Milena Nikolic, the CTO at Trainline, provided an overview of Trainline’s business, revealing the company is responsible for £5 billion in ticket sales and is experiencing peaks of 350 searches per second for 3.8 million unique routes available on its platform. The main challenges for the company are API integrations and spikes in demand from users buying tickets shortly before traveling.

Nikolic went on to share three scaling stories that Trainline has experienced over recent years, starting with scaling the team's productivity. Before 2022, the teams at Trainline were shaped around the ownership of parts of the technical stack, which negatively impacted technology and business alignment and teams’ productivity.
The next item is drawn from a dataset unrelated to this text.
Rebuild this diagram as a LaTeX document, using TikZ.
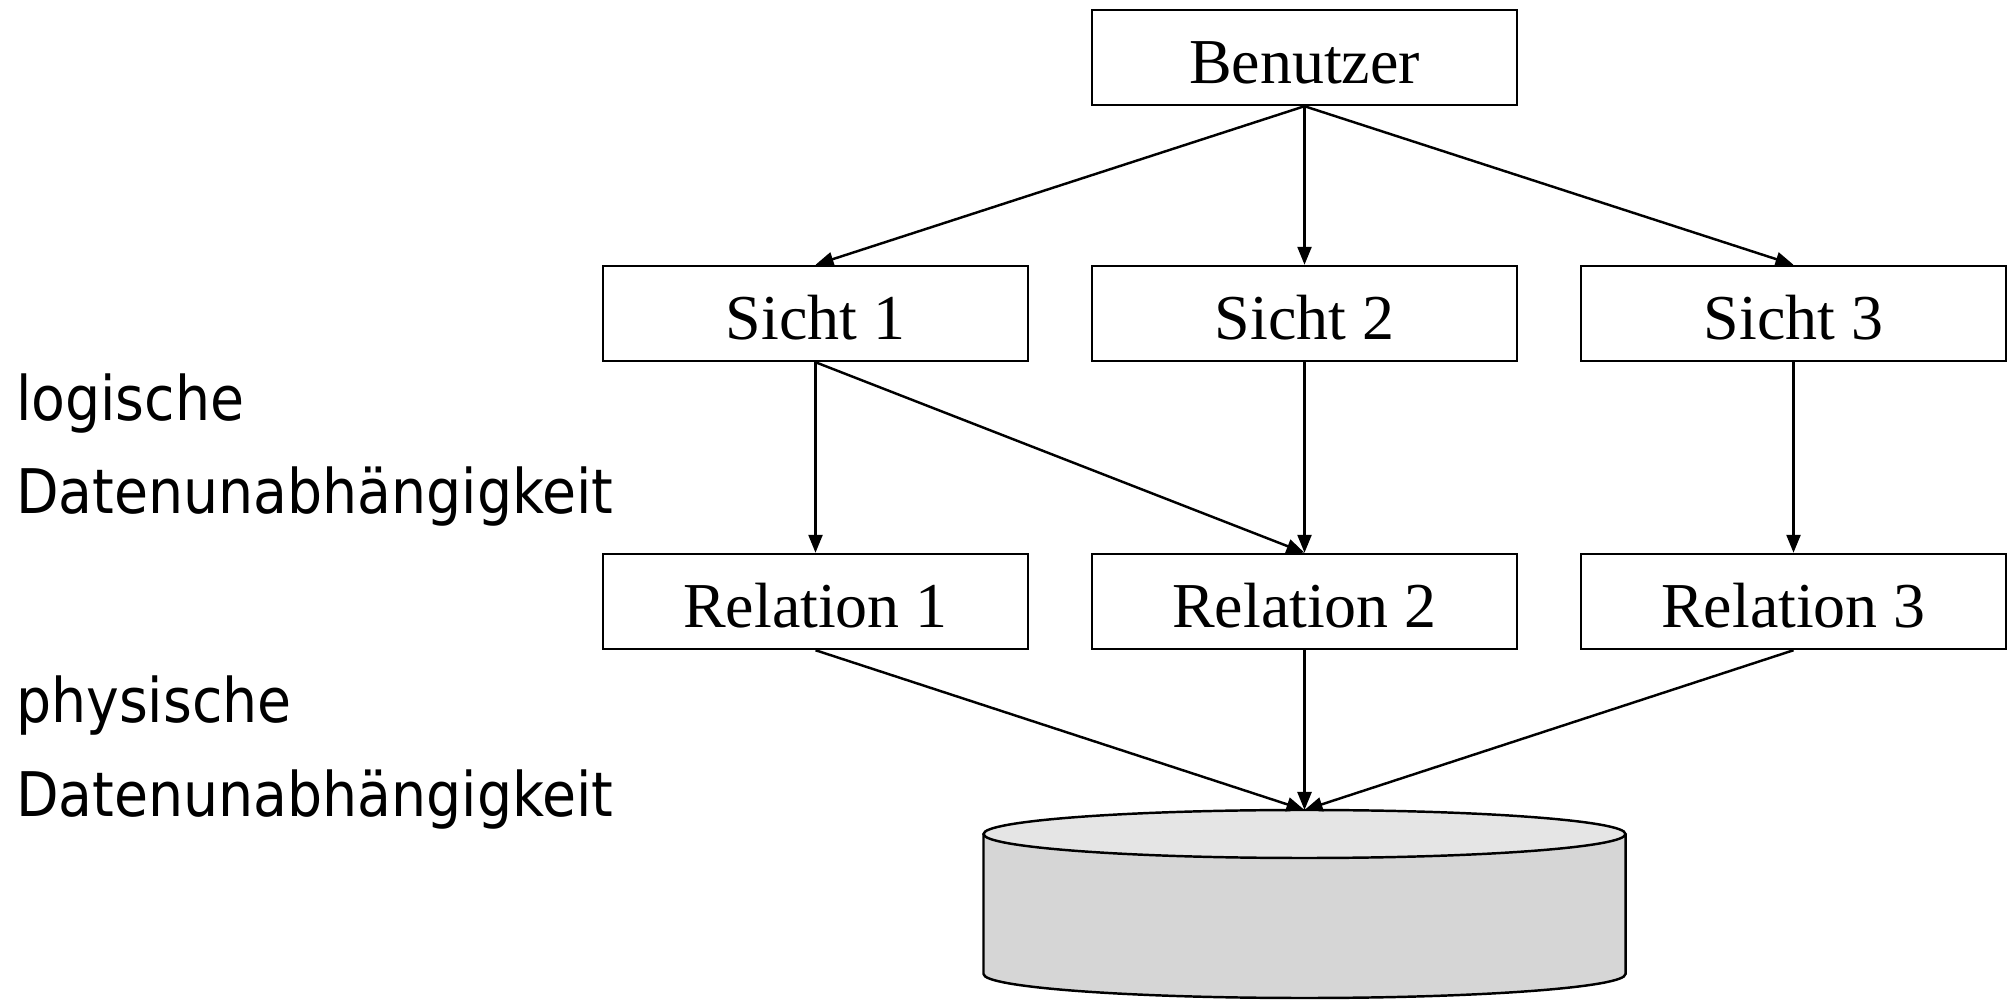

Since then, the organization has evolved to better align technology with the product. Now, 50% of the overall technology stack is owned by the core platform team, while the rest is split into product-aligned vertical teams. Nikolic admitted that applying the Inverse Conway Maneuver may not always be immediately successful, and companies need to try out different approaches before finding the optimal structure.

The second scaling story revolved around the cost optimization efforts. A substantial portion of Tranline’s overall IT budget goes into covering the cloud infrastructure bills, so cost optimization has been crucial for the company to ensure cost efficiency. Nikolic shared lessons learned from driving the cost reduction push within the company.

She offered the attendees a few areas to look at to reduce cloud costs, including consolidating non-production environments, right-sizing service provisioning, reviewing architectural choices (containers vs. cloud functions, etc.), and removing/archiving old or unused data. Trainline’s CTO advised avoiding blanket core reduction targets to avoid forcing teams into making potentially harmful decisions in order to cut costs where little margin for saving exists.

The last area discussed was around architecture scalability. Nikolic recounted three outages that the company experienced between 2021 and 2023 and delved into the details of each one, providing her analysis of root causes. The speaker shared the learnings the company gathered over the years and advised the audience on best practices to ensure the scalability of microservice-based architectures.

Nikolic recommended regularly monitoring and reviewing long-term traffic trends instead of only focusing on release-level performance analysis. Additionally, she pointed out that fleet coordination is critical for microservices so the architecture/engineering leadership has to guide teams on retry strategies, scaling policies, and DB connection pool configuration to avoid scalability-related issues and outages.